The following ingredients have 4 Servings
  • 1 tsp oil
  • 1 clove garlic (finely chopped (or 1 tsp garlic powder))
  • 1 cup (125g) mushrooms (roughly chopped)
  • 1 red pepper (sliced)
  • 1 can chopped tomatoes ((400g/14oz can))
  • 1/2 cup (120ml) water
  • 1 vegetable stock cube
  • 14 oz (400g) can brown or green lentils (drained and rinsed)
  • salt and pepper
  • 4 cups (450g) spinach
  • small handful fresh parsley (roughly chopped (optional))
  • Fresh bread to serve

Instruction

  • Heat the oil in a large pot and add the garlic (if using garlic powder, add with the tomatoes). Cook for 1 minute, then add the mushrooms and peppers and cook for a further 4 minutes.
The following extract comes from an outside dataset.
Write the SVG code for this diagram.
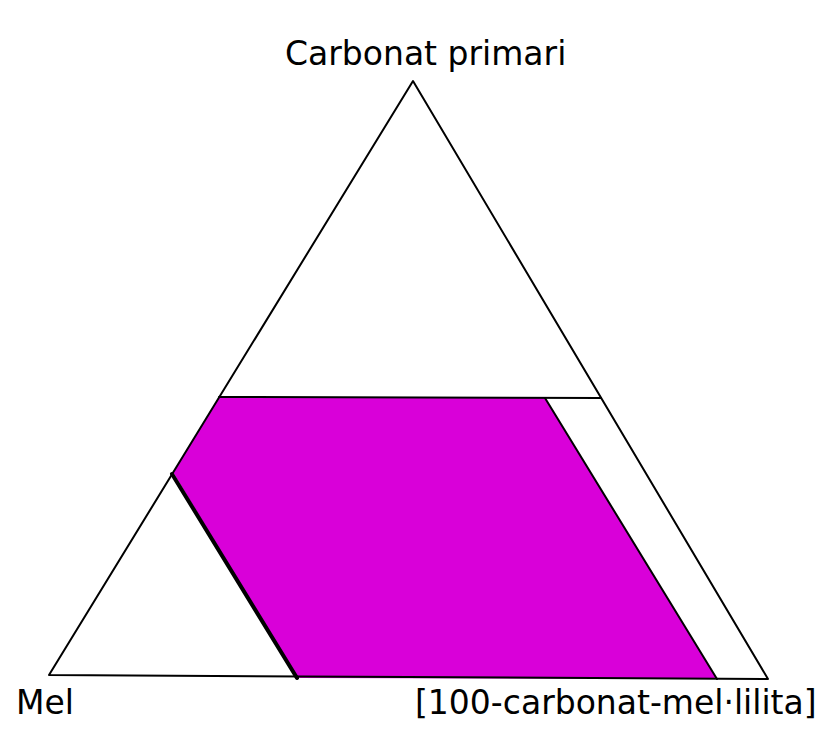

  • Add the tomatoes, water (cold is fine), stock cube and simmer for 8-10 minutes to allow it to reduce slightly.
  • Add the lentils and cook for another 5 minutes.
  • Stir in 3 large handfuls of the spinach and allow it to wilt.
  • Divide into bowls and garnish with the parsley.
  • Optional: Serve with fresh bread and a salad using the leftover spinach.